Stated problem :: The records underneath are to be repeated exactly, with the pictures left out.

Task input ::
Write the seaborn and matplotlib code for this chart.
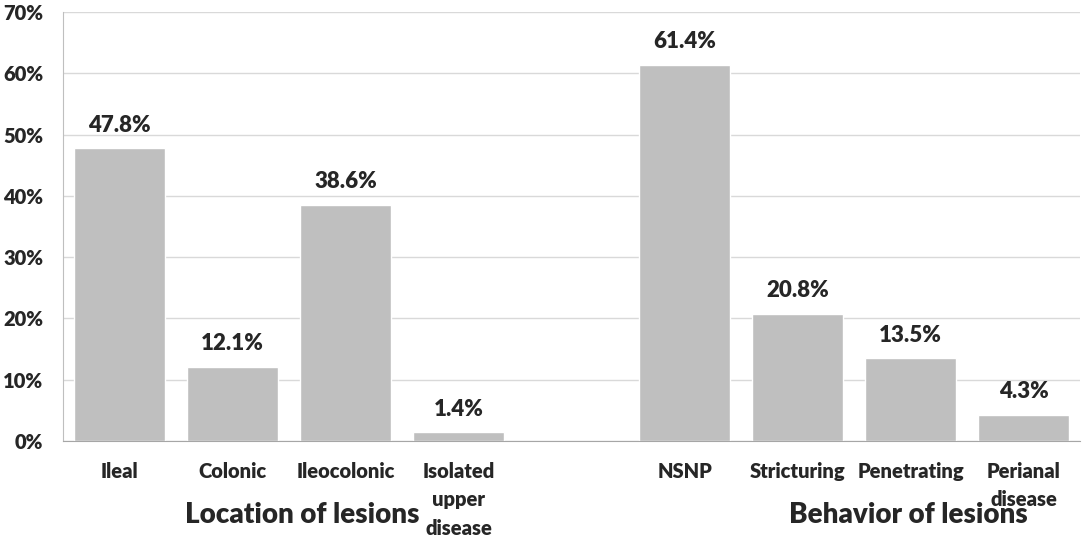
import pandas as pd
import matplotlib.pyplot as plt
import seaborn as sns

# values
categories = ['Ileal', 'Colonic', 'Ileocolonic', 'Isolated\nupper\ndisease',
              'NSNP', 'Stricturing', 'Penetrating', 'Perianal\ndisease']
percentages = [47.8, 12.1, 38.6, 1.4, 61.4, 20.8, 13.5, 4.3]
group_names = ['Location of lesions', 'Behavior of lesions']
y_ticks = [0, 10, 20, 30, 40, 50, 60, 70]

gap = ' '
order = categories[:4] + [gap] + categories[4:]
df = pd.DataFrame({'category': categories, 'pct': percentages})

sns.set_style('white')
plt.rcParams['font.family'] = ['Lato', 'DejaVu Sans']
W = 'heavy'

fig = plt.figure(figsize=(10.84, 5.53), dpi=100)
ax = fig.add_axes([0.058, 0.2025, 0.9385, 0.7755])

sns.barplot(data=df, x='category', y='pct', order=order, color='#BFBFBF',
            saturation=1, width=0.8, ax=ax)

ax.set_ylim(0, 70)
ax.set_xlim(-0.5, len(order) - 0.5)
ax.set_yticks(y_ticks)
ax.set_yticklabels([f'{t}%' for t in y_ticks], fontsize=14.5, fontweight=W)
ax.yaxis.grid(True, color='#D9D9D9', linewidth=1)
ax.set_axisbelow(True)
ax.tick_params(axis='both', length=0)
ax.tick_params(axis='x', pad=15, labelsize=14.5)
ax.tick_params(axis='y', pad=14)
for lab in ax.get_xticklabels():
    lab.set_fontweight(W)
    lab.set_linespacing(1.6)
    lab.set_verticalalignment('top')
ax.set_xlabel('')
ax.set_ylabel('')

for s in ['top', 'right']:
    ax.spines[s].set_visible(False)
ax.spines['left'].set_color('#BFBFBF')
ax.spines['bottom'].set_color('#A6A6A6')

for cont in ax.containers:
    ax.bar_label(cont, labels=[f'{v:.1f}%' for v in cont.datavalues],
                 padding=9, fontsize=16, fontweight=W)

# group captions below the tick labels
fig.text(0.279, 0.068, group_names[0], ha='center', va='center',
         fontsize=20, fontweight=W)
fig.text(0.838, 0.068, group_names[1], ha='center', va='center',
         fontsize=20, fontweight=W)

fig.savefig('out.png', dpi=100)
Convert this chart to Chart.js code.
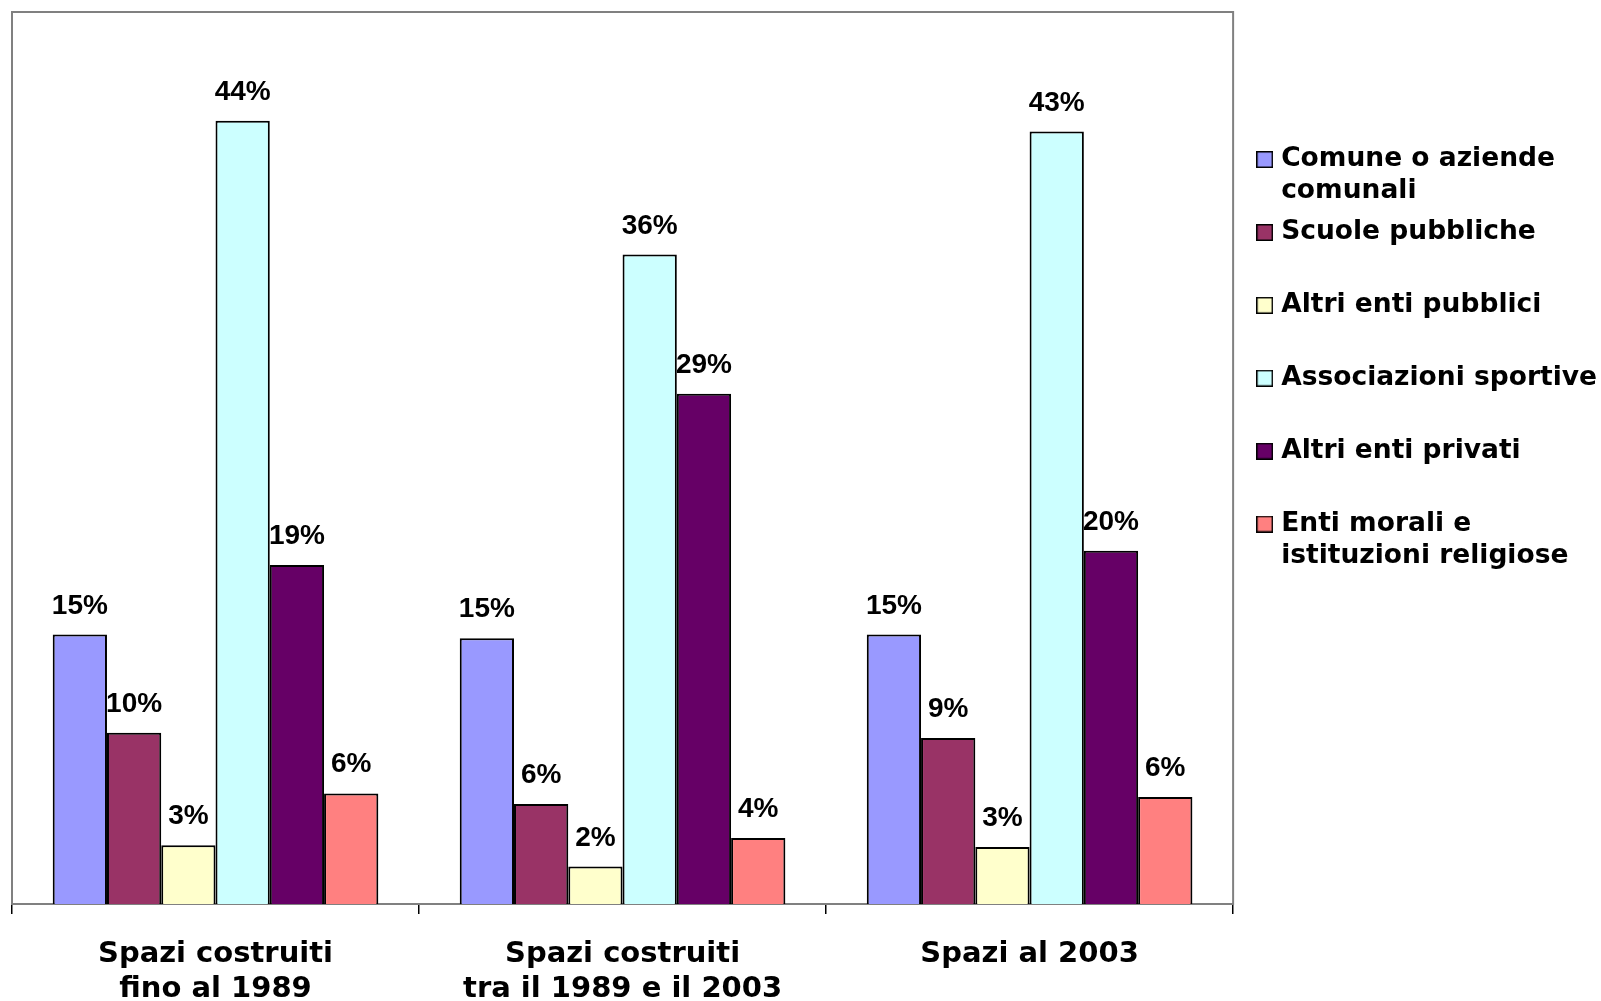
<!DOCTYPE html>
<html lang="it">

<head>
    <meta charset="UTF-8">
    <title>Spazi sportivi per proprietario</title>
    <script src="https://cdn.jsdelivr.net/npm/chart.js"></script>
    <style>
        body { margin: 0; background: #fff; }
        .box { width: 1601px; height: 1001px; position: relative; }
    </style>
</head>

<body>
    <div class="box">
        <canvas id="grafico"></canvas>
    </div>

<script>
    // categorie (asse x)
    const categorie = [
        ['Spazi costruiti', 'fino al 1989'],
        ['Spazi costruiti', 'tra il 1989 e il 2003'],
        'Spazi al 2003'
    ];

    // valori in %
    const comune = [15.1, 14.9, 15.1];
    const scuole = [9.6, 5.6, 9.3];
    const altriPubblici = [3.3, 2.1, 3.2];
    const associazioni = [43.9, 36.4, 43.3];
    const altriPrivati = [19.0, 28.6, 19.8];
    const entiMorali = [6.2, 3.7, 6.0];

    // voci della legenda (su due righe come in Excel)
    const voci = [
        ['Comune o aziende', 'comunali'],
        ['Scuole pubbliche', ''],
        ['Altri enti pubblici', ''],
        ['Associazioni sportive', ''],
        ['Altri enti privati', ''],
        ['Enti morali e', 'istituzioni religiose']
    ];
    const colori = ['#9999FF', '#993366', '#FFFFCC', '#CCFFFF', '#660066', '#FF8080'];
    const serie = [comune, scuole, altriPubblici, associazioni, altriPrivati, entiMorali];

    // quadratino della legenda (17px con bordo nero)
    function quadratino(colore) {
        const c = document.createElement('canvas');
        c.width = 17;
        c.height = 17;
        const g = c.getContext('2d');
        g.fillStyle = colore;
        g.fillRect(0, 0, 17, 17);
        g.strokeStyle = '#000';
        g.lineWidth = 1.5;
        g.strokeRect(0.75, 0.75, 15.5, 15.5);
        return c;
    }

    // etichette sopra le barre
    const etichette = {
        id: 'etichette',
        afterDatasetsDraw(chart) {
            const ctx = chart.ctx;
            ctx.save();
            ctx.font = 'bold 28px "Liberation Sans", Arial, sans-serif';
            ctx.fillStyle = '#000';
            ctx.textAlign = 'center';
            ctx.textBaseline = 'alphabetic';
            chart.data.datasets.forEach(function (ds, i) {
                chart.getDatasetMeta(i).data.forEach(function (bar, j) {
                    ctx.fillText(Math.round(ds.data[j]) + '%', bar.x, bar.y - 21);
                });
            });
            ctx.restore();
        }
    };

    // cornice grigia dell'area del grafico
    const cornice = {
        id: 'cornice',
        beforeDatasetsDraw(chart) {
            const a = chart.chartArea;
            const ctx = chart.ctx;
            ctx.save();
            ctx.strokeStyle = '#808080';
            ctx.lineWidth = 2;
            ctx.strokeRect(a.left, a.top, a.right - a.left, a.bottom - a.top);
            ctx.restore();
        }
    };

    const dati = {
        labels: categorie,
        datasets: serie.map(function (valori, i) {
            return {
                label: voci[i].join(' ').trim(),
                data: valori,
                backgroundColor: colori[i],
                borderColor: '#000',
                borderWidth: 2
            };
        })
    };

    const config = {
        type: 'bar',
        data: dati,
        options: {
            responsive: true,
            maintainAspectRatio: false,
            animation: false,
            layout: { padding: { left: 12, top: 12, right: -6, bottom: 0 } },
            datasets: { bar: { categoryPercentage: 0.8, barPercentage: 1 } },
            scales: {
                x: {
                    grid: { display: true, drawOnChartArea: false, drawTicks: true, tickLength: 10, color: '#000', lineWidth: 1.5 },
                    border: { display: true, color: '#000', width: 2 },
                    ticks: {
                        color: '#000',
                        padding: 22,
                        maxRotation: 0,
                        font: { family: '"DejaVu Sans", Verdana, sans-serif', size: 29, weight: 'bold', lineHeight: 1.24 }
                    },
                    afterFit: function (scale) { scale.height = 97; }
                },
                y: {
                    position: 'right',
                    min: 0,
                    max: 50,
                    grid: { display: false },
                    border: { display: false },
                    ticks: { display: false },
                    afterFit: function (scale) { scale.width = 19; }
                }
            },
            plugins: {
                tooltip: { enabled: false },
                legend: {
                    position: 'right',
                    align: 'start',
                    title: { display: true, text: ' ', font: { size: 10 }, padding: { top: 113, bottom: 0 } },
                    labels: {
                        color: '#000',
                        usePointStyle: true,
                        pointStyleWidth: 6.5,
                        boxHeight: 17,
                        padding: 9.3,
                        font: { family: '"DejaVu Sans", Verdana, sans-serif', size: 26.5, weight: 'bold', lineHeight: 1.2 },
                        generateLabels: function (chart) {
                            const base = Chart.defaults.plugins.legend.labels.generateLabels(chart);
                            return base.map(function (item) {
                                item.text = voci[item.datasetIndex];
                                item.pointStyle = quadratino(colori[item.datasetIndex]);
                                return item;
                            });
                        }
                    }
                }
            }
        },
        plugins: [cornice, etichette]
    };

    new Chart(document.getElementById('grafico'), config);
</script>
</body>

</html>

Task solution ::
Write the seaborn and matplotlib code for this chart.
import pandas as pd
import matplotlib.pyplot as plt
import seaborn as sns

# values
categories = ['Ileal', 'Colonic', 'Ileocolonic', 'Isolated\nupper\ndisease',
              'NSNP', 'Stricturing', 'Penetrating', 'Perianal\ndisease']
percentages = [47.8, 12.1, 38.6, 1.4, 61.4, 20.8, 13.5, 4.3]
group_names = ['Location of lesions', 'Behavior of lesions']
y_ticks = [0, 10, 20, 30, 40, 50, 60, 70]

gap = ' '
order = categories[:4] + [gap] + categories[4:]
df = pd.DataFrame({'category': categories, 'pct': percentages})

sns.set_style('white')
plt.rcParams['font.family'] = ['Lato', 'DejaVu Sans']
W = 'heavy'

fig = plt.figure(figsize=(10.84, 5.53), dpi=100)
ax = fig.add_axes([0.058, 0.2025, 0.9385, 0.7755])

sns.barplot(data=df, x='category', y='pct', order=order, color='#BFBFBF',
            saturation=1, width=0.8, ax=ax)

ax.set_ylim(0, 70)
ax.set_xlim(-0.5, len(order) - 0.5)
ax.set_yticks(y_ticks)
ax.set_yticklabels([f'{t}%' for t in y_ticks], fontsize=14.5, fontweight=W)
ax.yaxis.grid(True, color='#D9D9D9', linewidth=1)
ax.set_axisbelow(True)
ax.tick_params(axis='both', length=0)
ax.tick_params(axis='x', pad=15, labelsize=14.5)
ax.tick_params(axis='y', pad=14)
for lab in ax.get_xticklabels():
    lab.set_fontweight(W)
    lab.set_linespacing(1.6)
    lab.set_verticalalignment('top')
ax.set_xlabel('')
ax.set_ylabel('')

for s in ['top', 'right']:
    ax.spines[s].set_visible(False)
ax.spines['left'].set_color('#BFBFBF')
ax.spines['bottom'].set_color('#A6A6A6')

for cont in ax.containers:
    ax.bar_label(cont, labels=[f'{v:.1f}%' for v in cont.datavalues],
                 padding=9, fontsize=16, fontweight=W)

# group captions below the tick labels
fig.text(0.279, 0.068, group_names[0], ha='center', va='center',
         fontsize=20, fontweight=W)
fig.text(0.838, 0.068, group_names[1], ha='center', va='center',
         fontsize=20, fontweight=W)

fig.savefig('out.png', dpi=100)
Convert this chart to Chart.js code.
<!DOCTYPE html>
<html lang="it">

<head>
    <meta charset="UTF-8">
    <title>Spazi sportivi per proprietario</title>
    <script src="https://cdn.jsdelivr.net/npm/chart.js"></script>
    <style>
        body { margin: 0; background: #fff; }
        .box { width: 1601px; height: 1001px; position: relative; }
    </style>
</head>

<body>
    <div class="box">
        <canvas id="grafico"></canvas>
    </div>

<script>
    // categorie (asse x)
    const categorie = [
        ['Spazi costruiti', 'fino al 1989'],
        ['Spazi costruiti', 'tra il 1989 e il 2003'],
        'Spazi al 2003'
    ];

    // valori in %
    const comune = [15.1, 14.9, 15.1];
    const scuole = [9.6, 5.6, 9.3];
    const altriPubblici = [3.3, 2.1, 3.2];
    const associazioni = [43.9, 36.4, 43.3];
    const altriPrivati = [19.0, 28.6, 19.8];
    const entiMorali = [6.2, 3.7, 6.0];

    // voci della legenda (su due righe come in Excel)
    const voci = [
        ['Comune o aziende', 'comunali'],
        ['Scuole pubbliche', ''],
        ['Altri enti pubblici', ''],
        ['Associazioni sportive', ''],
        ['Altri enti privati', ''],
        ['Enti morali e', 'istituzioni religiose']
    ];
    const colori = ['#9999FF', '#993366', '#FFFFCC', '#CCFFFF', '#660066', '#FF8080'];
    const serie = [comune, scuole, altriPubblici, associazioni, altriPrivati, entiMorali];

    // quadratino della legenda (17px con bordo nero)
    function quadratino(colore) {
        const c = document.createElement('canvas');
        c.width = 17;
        c.height = 17;
        const g = c.getContext('2d');
        g.fillStyle = colore;
        g.fillRect(0, 0, 17, 17);
        g.strokeStyle = '#000';
        g.lineWidth = 1.5;
        g.strokeRect(0.75, 0.75, 15.5, 15.5);
        return c;
    }

    // etichette sopra le barre
    const etichette = {
        id: 'etichette',
        afterDatasetsDraw(chart) {
            const ctx = chart.ctx;
            ctx.save();
            ctx.font = 'bold 28px "Liberation Sans", Arial, sans-serif';
            ctx.fillStyle = '#000';
            ctx.textAlign = 'center';
            ctx.textBaseline = 'alphabetic';
            chart.data.datasets.forEach(function (ds, i) {
                chart.getDatasetMeta(i).data.forEach(function (bar, j) {
                    ctx.fillText(Math.round(ds.data[j]) + '%', bar.x, bar.y - 21);
                });
            });
            ctx.restore();
        }
    };

    // cornice grigia dell'area del grafico
    const cornice = {
        id: 'cornice',
        beforeDatasetsDraw(chart) {
            const a = chart.chartArea;
            const ctx = chart.ctx;
            ctx.save();
            ctx.strokeStyle = '#808080';
            ctx.lineWidth = 2;
            ctx.strokeRect(a.left, a.top, a.right - a.left, a.bottom - a.top);
            ctx.restore();
        }
    };

    const dati = {
        labels: categorie,
        datasets: serie.map(function (valori, i) {
            return {
                label: voci[i].join(' ').trim(),
                data: valori,
                backgroundColor: colori[i],
                borderColor: '#000',
                borderWidth: 2
            };
        })
    };

    const config = {
        type: 'bar',
        data: dati,
        options: {
            responsive: true,
            maintainAspectRatio: false,
            animation: false,
            layout: { padding: { left: 12, top: 12, right: -6, bottom: 0 } },
            datasets: { bar: { categoryPercentage: 0.8, barPercentage: 1 } },
            scales: {
                x: {
                    grid: { display: true, drawOnChartArea: false, drawTicks: true, tickLength: 10, color: '#000', lineWidth: 1.5 },
                    border: { display: true, color: '#000', width: 2 },
                    ticks: {
                        color: '#000',
                        padding: 22,
                        maxRotation: 0,
                        font: { family: '"DejaVu Sans", Verdana, sans-serif', size: 29, weight: 'bold', lineHeight: 1.24 }
                    },
                    afterFit: function (scale) { scale.height = 97; }
                },
                y: {
                    position: 'right',
                    min: 0,
                    max: 50,
                    grid: { display: false },
                    border: { display: false },
                    ticks: { display: false },
                    afterFit: function (scale) { scale.width = 19; }
                }
            },
            plugins: {
                tooltip: { enabled: false },
                legend: {
                    position: 'right',
                    align: 'start',
                    title: { display: true, text: ' ', font: { size: 10 }, padding: { top: 113, bottom: 0 } },
                    labels: {
                        color: '#000',
                        usePointStyle: true,
                        pointStyleWidth: 6.5,
                        boxHeight: 17,
                        padding: 9.3,
                        font: { family: '"DejaVu Sans", Verdana, sans-serif', size: 26.5, weight: 'bold', lineHeight: 1.2 },
                        generateLabels: function (chart) {
                            const base = Chart.defaults.plugins.legend.labels.generateLabels(chart);
                            return base.map(function (item) {
                                item.text = voci[item.datasetIndex];
                                item.pointStyle = quadratino(colori[item.datasetIndex]);
                                return item;
                            });
                        }
                    }
                }
            }
        },
        plugins: [cornice, etichette]
    };

    new Chart(document.getElementById('grafico'), config);
</script>
</body>

</html>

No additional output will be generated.